David Brooks on Wisdom

In a recent column, David Brooks gently criticizes a new school’s approach to education that aims to respond to the out-of-date nature of many classrooms, but in the process throws out most of the good that schools do.

I love his summary of the learning process: Life skills are important and relating goes hand in hand with knowledge, but fact acquisition matters too:

If we want to produce wise people, what are the stages that produce it? First, there is basic factual acquisition. You have to know what a neutron or a gene is, that the Civil War came before the Progressive Era. Research shows that students with a concrete level of core knowledge are better at remembering advanced facts and concepts as they go along.

Second, there is pattern formation, linking facts together in meaningful ways. This can be done by a good lecturer, through class discussion, through unconscious processing or by going over and over a challenging text until it clicks in your head.

Third, there is mental reformation. At some point while studying a field, the student realizes she has learned a new language and way of seeing — how to think like a mathematician or a poet or a physicist.

At this point information has become knowledge. It is alive. It can be manipulated and rearranged. At this point a student has the mental content and architecture to innovate, to come up with new theses, challenge others’ theses and be challenged in turn.

Finally after living with this sort of knowledge for years, exposing it to the rigors of reality, wisdom dawns. Wisdom is a hard-earned intuitive awareness of how things will flow. Wisdom is playful. The wise person loves to share, and cajole and guide and wonder at what she doesn’t know.

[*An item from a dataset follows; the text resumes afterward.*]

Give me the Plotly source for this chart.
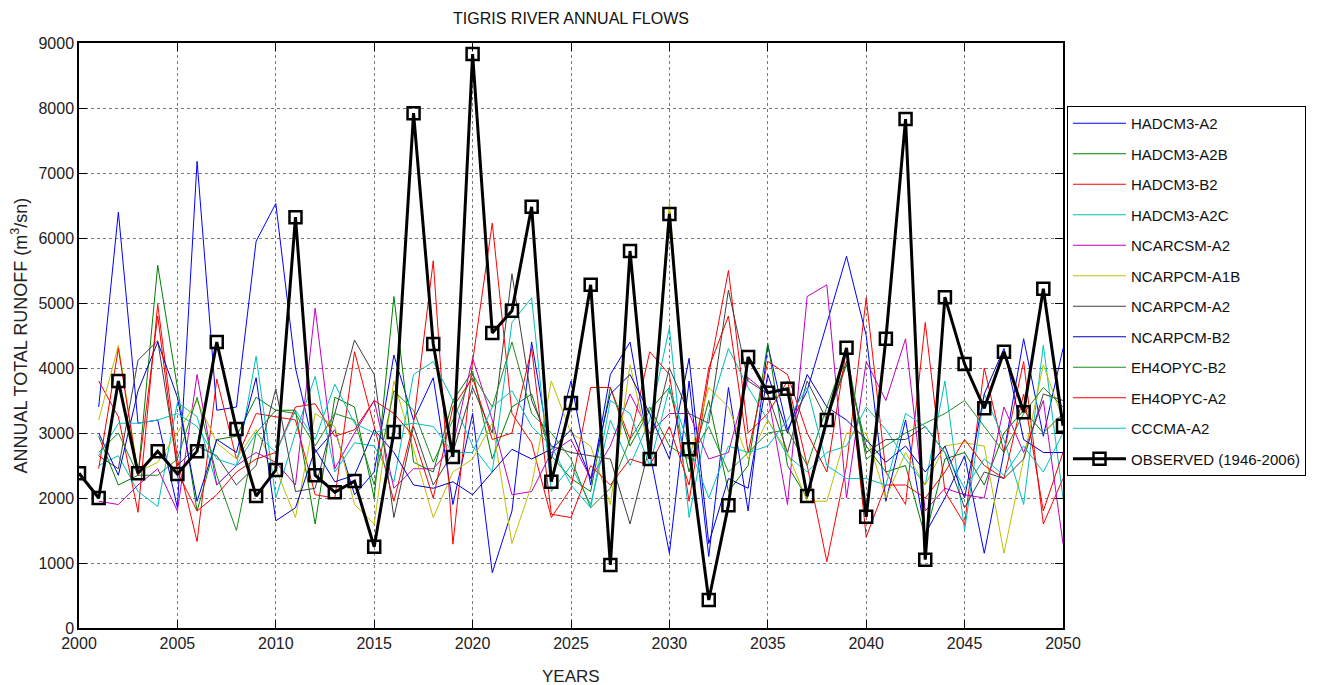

This is so true. From my own limited experience, memorizing facts–if they really sink in–is actually hugely helpful and provides the legos with which to build a wall of understanding. Without the basics building block, there is nothing to build; there is no water to turn the water wheels of the mind.

Schools are certainly not perfect, and we shouldn’t think we can’t improve them. Rote learning has its drawbacks, as does sitting in a seat all day. But basic fact acquisition will always be a key first step to deep learning and critical thinking. No reform effort should ever forget that (including Common Core!)